Leave the juice box at home, Toronto eco-friendly school says
The list of things kids can’t bring to school just keeps getting longer. Slingshots and anything with nuts have long been out of the question, but Jackman Avenue Junior Public School in Toronto is cracking down on a new culprit — juice boxes.
Along with the typical forms that kids bring home in the first week of school, the eco-friendly school added a note this year emphasizing that kids strive for a “litterless lunch” and, in particular, one free of disposable juice boxes.
It may seem a bit extreme to parents who happily head out to Costco once every few months for the 60-drinkbox mega pack priced to move, but it follows a trend in schools towards better eco practices. In many lunchrooms, garbage cans are tough to find, giving parents the options of packing reusable containers or face a school bag loaded with soggy refuse.
For Jackman, the rules are part of a “recipe for a litterless lunch” that also suggests ditching paper and plastic bags, plastic wrap, foil, plastic cutlery and napkins.
“The average student lunch generates 66 lbs of waste per school year. That can add up to 20,000 lbs of waste per school,” the school says in a guide on its website.
Rather than juice boxes, it suggests BPA-free reusable water bottles. Instead of napkins, it recommends washcloth soaked in soapy water and kept in a waterproof container.
The school’s approach has earned it a platinum certification in the Toronto District School Board’s EcoSchools program, which aims to cut waste and energy use at schools. Jackman Avenue, located in a tony neighbourhood just off the Danforth in Toronto’s east end, also boasts a retrofitted green roof, the first school in the city to have one. It has also planted trees next to the building, and torn up asphalt to plant gardens, it says on its website.

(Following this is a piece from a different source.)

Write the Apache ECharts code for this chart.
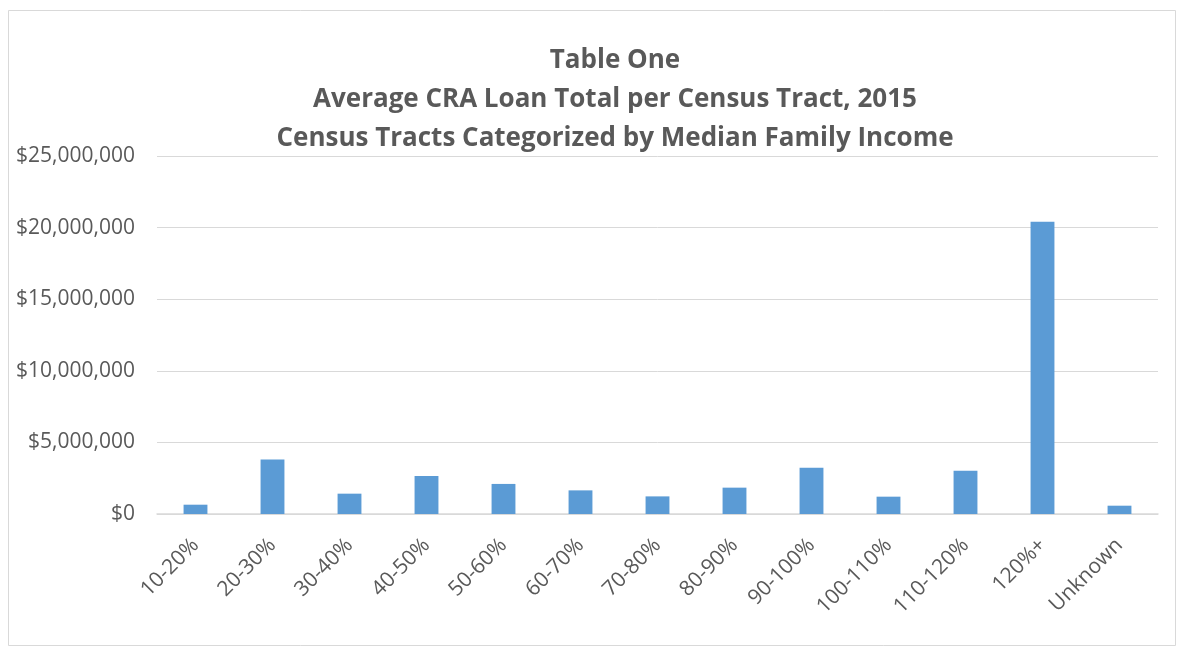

According to the letter sent home to parents, part of the issue with the juice boxes was students improperly disposing of them, often throwing them in the garbage.
“They put them in the recycling but forget to remove the straw. Wrong. They put them in the recycling but (they’re) still half full. Wrong. They leave them on the floor in the lunchroom. Wrong,” the note read, according to the Toronto Star.
The school’s principal and the TDSB did not respond to a request for comment.
The hard line on packaging follows a general tightening of standards for children’s lunches in recent years, with some schools banning sugared drinks and other unhealthy snacks. With the trend sure to continue, at least the lines at Costco will be a bit shorter.